Le second leg de la culture des pionniers estime Dominique Cardon, c’est celui de la liberté d’expression et on peut très certainement affirmer que celui-ci a été un succès sans précédent. L’information voulait être libre, elle ne l’a certainement jamais autant été, malgré les enclosures informationnelles, malgré les phénomènes agrégatifs, malgré les censures, malgré les surveillances… même si cela n’a pas toujours été au profit du meilleur, du plus intelligent, du plus juste, du plus égalitaire… Ce droit absolu à l’expression sans limites des internautes tirait sa légitimité de la construction de collectifs auto-organisés. Or, force est de constater que le modèle d’organisation collaborative que cette liberté impliquait, lui, n’a pas vraiment réussi à s’imposer. Pire, à mesure que le réseau a déconstruit nos autorités et nos certitudes par l’un des plus grands relativismes (tout étant disponible sur le net, tout semble s’y valoir, tout s’équivaut), notre besoin d’autorité semble n’avoir jamais été aussi fort. L’intelligence collective n’a peut-être pas réussi suffisamment à faire la démonstration de sa capacité à bouleverser les rapports d’autorité classique, à transformer nos rapports sociaux.

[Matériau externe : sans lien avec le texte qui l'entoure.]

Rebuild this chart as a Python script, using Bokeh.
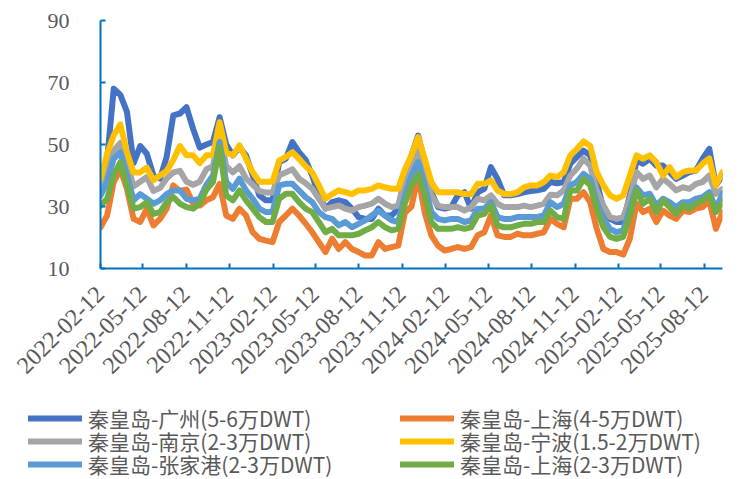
import math
import pandas as pd
from bokeh.plotting import figure
from bokeh.models import Range1d, FixedTicker, Legend, LegendItem, ColumnDataSource
from bokeh.embed import file_html
from bokeh.resources import INLINE

# ---- data (biweekly readings) ----
start_date = "2022-02-12"
end_date = "2025-09-20"
n_points = 95
dates = pd.date_range(start_date, periods=n_points, freq="14D")

tick_labels = ["2022-02-12", "2022-05-12", "2022-08-12", "2022-11-12",
               "2023-02-12", "2023-05-12", "2023-08-12", "2023-11-12",
               "2024-02-12", "2024-05-12", "2024-08-12", "2024-11-12",
               "2025-02-12", "2025-05-12", "2025-08-12"]
y_ticks = [10, 30, 50, 70, 90]

names = ["秦皇岛-广州(5-6万DWT)", "秦皇岛-上海(4-5万DWT)",
         "秦皇岛-南京(2-3万DWT)", "秦皇岛-宁波(1.5-2万DWT)",
         "秦皇岛-张家港(2-3万DWT)", "秦皇岛-上海(2-3万DWT)"]
colors = ["#4472C4", "#ED7D31", "#A5A5A5", "#FFC000", "#5B9BD5", "#70AD47"]

guangzhou = [36, 45, 68, 66, 60.5, 44, 49.5, 47, 40, 39, 46, 59.4, 60, 62, 55, 49, 50,
             50.8, 58.8, 50, 46.5, 49.1, 46.5, 40, 33.6, 32, 32, 44.3, 45.4, 50.8, 47.5, 45,
             40, 33.6, 29.3, 31.4, 32, 31.4, 29.3, 26.6, 26, 26, 29.3, 27.1, 27.1, 29.3, 40,
             46.5, 52.9, 44.3, 34.6, 29.8, 29.3, 29.8, 33.6, 34.6, 29.3, 34.6, 35.7, 42.7, 38.9, 33.6, 33.6,
             34, 34.6, 35, 35.2, 35.7, 37.9, 37.5, 37.9, 43.8, 46, 48, 46.5, 37.9, 29.3, 26,
             25, 25, 33.6, 44.8, 43.8, 45.4, 43.2, 43.2, 41.1, 38.9, 40, 41.1, 41.6, 45.4, 48.6, 36.8, 40]
shanghai_45 = [23.3, 27.1, 37.9, 42, 35.7, 26, 25, 29.3, 23.9, 26, 29.3, 36.8, 35, 35.5, 31, 30.3, 32,
               33, 37.3, 27.1, 26, 29.3, 27.1, 21.7, 19.6, 19, 18.5, 25, 27.1, 29.3, 27.1, 24.5,
               21.7, 18.5, 15.3, 19.6, 16.3, 18.5, 16.3, 15.3, 14.2, 14.2, 18.5, 16.3, 16.9, 17.4, 28,
               30, 40, 28, 20.7, 17.4, 15.8, 16.3, 16.9, 16.3, 16.9, 20.7, 21.7, 27.1, 20.7, 20.2, 20.2,
               21.2, 20.7, 20.7, 21.2, 21.7, 26, 24.4, 23.3, 32.5, 32.5, 34.6, 31.4, 22.8, 16.3, 15.3,
               15.3, 14.5, 19.6, 31, 28.2, 29.3, 25, 28.7, 27.1, 26, 28.7, 28.2, 29.3, 29.8, 32, 22.8, 28.2]
nanjing = [35.5, 40, 48, 50.5, 44, 36.5, 38, 39.5, 35, 36, 39, 41, 41.5, 38, 37, 38, 42,
           43, 54, 43, 41, 43, 39, 37, 35, 34.5, 34.5, 40, 41, 42, 39, 37.5,
           35.7, 32.5, 29.3, 29.8, 30.3, 29.3, 28.7, 29.8, 30.3, 30.9, 32.5, 30.9, 29.8, 30.3, 38.5,
           43.2, 48.6, 41, 33.6, 30.3, 29.8, 29.8, 29.8, 28.7, 29.8, 32.5, 32, 33.6, 30.9, 29.8, 29.8,
           29.8, 30.3, 29.8, 30.3, 30.9, 33.8, 33.6, 35.2, 40, 42.2, 45.4, 43.2, 35.2, 30.3, 26.6,
           26, 26.6, 32.5, 41.1, 38.9, 40, 36.2, 38.9, 37.3, 35.2, 36.2, 35.7, 37.3, 37.9, 40, 34.1, 35.7]
ningbo = [39, 47, 53, 56.5, 47.5, 41, 41, 42.5, 38.5, 40, 41.5, 45, 49.5, 46.5, 46.5, 44, 46.5,
          46.5, 57.2, 47.5, 46.5, 49.7, 45.4, 41.1, 38, 38, 38, 44.8, 46, 47.5, 45.4, 43,
          41, 36.8, 32.5, 34, 35.2, 34.6, 34, 35.2, 35.2, 35.7, 36.8, 36.2, 35.7, 35.7, 42,
          46.5, 52.4, 45.4, 37.9, 34.6, 34.6, 34.6, 34.6, 34, 34, 37.3, 37.3, 38.4, 35.2, 34, 34,
          34.6, 36.2, 36.8, 36.8, 37.9, 40, 39.5, 41.1, 46.5, 48.6, 51, 49.5, 41.1, 36.8, 33.6,
          32.5, 33.6, 40, 46.5, 45.4, 46.5, 44.3, 40, 42.7, 39.5, 41.1, 41.6, 41.6, 43.8, 45.5, 36.8, 41.1]
zhangjiagang = [33.5, 38, 45.4, 47.5, 40, 32, 34, 32.5, 30.9, 32, 34, 35.2, 35.2, 32.5, 32, 32.5, 37,
                40, 50.8, 37.9, 35.7, 39, 35.2, 32.5, 29.3, 28.2, 28.2, 36.8, 37.3, 37.3, 35.2, 33,
                31.4, 28.2, 26.6, 26, 23.9, 25, 23.3, 24.4, 25.5, 27.1, 28.7, 27.1, 25.5, 25, 33.5,
                40, 44.3, 36.8, 28.2, 26, 25.5, 26, 26, 25, 25.5, 29.3, 29.3, 31.4, 26.6, 26, 26,
                26.6, 26.6, 26.6, 26.6, 27.1, 31.4, 29.8, 30.9, 36.8, 37.9, 40.5, 38.9, 31.4, 26, 22.8,
                21.7, 22.3, 29.3, 36.2, 33.6, 34.1, 30.3, 32.5, 31.4, 29.8, 31.4, 31.4, 32.5, 33, 34.6, 29.3, 34.1]
shanghai_23 = [30.3, 32.5, 40, 44.3, 36.8, 29.3, 29.8, 31.4, 27.6, 28.2, 31.4, 33, 30.9, 29.8, 29.3, 30.9, 35.5,
               37.9, 49.1, 33.6, 32, 35.2, 32, 29.3, 26.6, 25, 25, 32.5, 34.1, 34.1, 31.4, 29.3,
               28.2, 25, 21.7, 22.8, 20.7, 20.7, 20.7, 21.2, 22.3, 23.3, 25, 23.3, 22.3, 22.8, 31,
               36.8, 40.5, 33.6, 25, 22.8, 22.8, 22.8, 23.3, 22.8, 23.3, 27.1, 27.6, 30.3, 23.9, 23.3, 23.3,
               23.9, 24.4, 24.4, 25, 25, 28.7, 26.6, 26, 35.2, 35.2, 38.9, 36.8, 29.3, 23.3, 20.2,
               19.6, 20.2, 27.1, 35.2, 30.9, 32.5, 28.2, 32, 29.8, 27.6, 30.3, 29.3, 30.9, 32, 33.6, 28.2, 31.4]

series = [guangzhou, shanghai_45, nanjing, ningbo, zhangjiagang, shanghai_23]

axis_color = "#0070C0"
label_color = "#595959"

# ---- main chart ----
main = figure(width=742, height=395, output_backend="svg", toolbar_location=None,
              x_axis_type="datetime",
              x_range=Range1d(pd.Timestamp(start_date), pd.Timestamp(end_date)),
              y_range=Range1d(10, 90),
              min_border_left=100, min_border_right=20, min_border_top=20,
              min_border_bottom=127)
main.grid.visible = False
main.outline_line_color = None

for vals, c in zip(series, colors):
    src = ColumnDataSource(dict(x=dates[:len(vals)], y=vals))
    main.line("x", "y", source=src, line_color=c, line_width=6,
              line_join="round", line_cap="round")

tick_ms = [pd.Timestamp(t).value / 1e6 for t in tick_labels]
main.xaxis.ticker = FixedTicker(ticks=tick_ms)
main.xaxis.major_label_overrides = {ms: lab for ms, lab in zip(tick_ms, tick_labels)}
main.xaxis.major_label_orientation = math.pi / 4
main.xaxis.minor_tick_line_color = None
main.xaxis.major_tick_in = 5
main.xaxis.major_tick_out = 0
main.xaxis.major_label_standoff = 22
main.xaxis.major_label_text_font_size = "24px"

main.yaxis.ticker = FixedTicker(ticks=y_ticks)
main.yaxis.minor_tick_line_color = None
main.yaxis.major_tick_in = 5
main.yaxis.major_tick_out = 0
main.yaxis.major_label_standoff = 31
main.yaxis.major_label_text_font_size = "22px"

for ax in (main.xaxis[0], main.yaxis[0]):
    ax.axis_line_color = axis_color
    ax.axis_line_width = 2
    ax.major_tick_line_color = axis_color
    ax.major_tick_line_width = 2
    ax.major_label_text_color = label_color
    ax.major_label_text_font = "Liberation Serif"

# ---- legend strip (series drawn outside its visible range, only keys show) ----
leg_fig = figure(width=742, height=84, output_backend="svg", toolbar_location=None,
                 x_axis_type="datetime", x_axis_location=None, y_axis_location=None,
                 x_range=Range1d(pd.Timestamp(start_date), pd.Timestamp(end_date)),
                 y_range=Range1d(1000, 1001),
                 min_border=0, min_border_left=0, min_border_right=0,
                 min_border_top=0, min_border_bottom=0)
leg_fig.grid.visible = False
leg_fig.outline_line_color = None

key_renderers = []
for vals, c in zip(series, colors):
    src = ColumnDataSource(dict(x=dates[:len(vals)], y=vals))
    key_renderers.append(leg_fig.line("x", "y", source=src, line_color=c, line_width=6,
                                      line_cap="round"))

col_x = [28, 400]
row_y = [46, 23, 0]
for i, name in enumerate(names):
    leg = Legend(items=[LegendItem(label=name, renderers=[key_renderers[i]])],
                 location=(col_x[i % 2], row_y[i // 2]),
                 background_fill_alpha=0, border_line_color=None,
                 padding=0, spacing=0, margin=0,
                 glyph_width=54, glyph_height=22, label_height=22,
                 label_standoff=6,
                 label_text_font="Noto Sans CJK SC", label_text_font_size="21px",
                 label_text_color=label_color)
    leg_fig.add_layout(leg)

p = [main, leg_fig]
open("out.html", "w").write(file_html(p, INLINE))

Le troisième legs des pionniers est d’avoir fait de la communauté l’espace légitime pour édicter des règles collectives. L’internet s’est bâti sur un rejet des institutions, sur un rejet de ce qui venait du haut, des autorités, pour préférer ce qui venait de la base, des gens, des internautes, ces astronautes de l’océan informationnel. Par là même, il impliquait le modèle du consensus, de la délibération ouverte… Pourtant, l’internet n’a pas été non plus ce Nouveau Monde, cette nouvelle frontière permettant de tester de nouvelles idées, de nouveaux comportements. Malgré la masse conséquente de connaissance accumulée, malgré sa puissance sans précédent permettant de comprendre, de modéliser, d’expérimenter, internet n’a pas réussi à démontrer sa capacité à organiser, à passer à l’action, à faire évoluer les choses. S’il est un outil indéniablement puissant, il n’a pas vraiment réussi à transformer le monde au-delà de quelques expériences stimulantes, mais marginales, malgré les promesses et les efforts des hackers comme des entrepreneurs… A-t-il vraiment réussi à ouvrir l’esprit des internautes ? Quand on voit la puissance des idées les plus rances sur le net aujourd’hui, on peut en douter. S’il demeure le lieu où les nouvelles idées apparaissent et se répandent, force sera-t-il de constater, qu’elles demeurent marginales. En ajoutant de la complexité au monde, l’internet ne l’a pas rendu plus clair, plus lisible, plus simple.

Depuis l’origine, la technologie représente quelque chose de plus utopique, de plus démocratique qu’un simple groupement d’intérêt. La révolution de l’information est née de la contre-culture des années 60-70 de la Baie de San Francisco, influencée par les fondateurs du Homebrew Computer Club et quelques ingénieurs idéalistes qui ont affirmé que les réseaux numériques pouvaient stimuler notre « intelligence collective ». Depuis sa création par Apple, l’ordinateur personnel a toujours été considéré comme un outil de libération personnel. Avec l’arrivée des médias sociaux, la technologie numérique s’est elle-même proclamée comme une force de progrès mondial prêt à changer le monde. Et c’est seulement aujourd’hui, depuis les révélations d’Edward Snowden et le développement des monopoles des Gafa qu’il nous paraît chaque jour un peu plus l’outil de notre asservissement.

Le monde n’a pas beaucoup changé depuis les premières révélations d’Edward Snowden, pourtant, en huit mois, il ressemble de moins en moins à celui que nous voulions imaginer. Il est peut-être temps de comprendre pourquoi.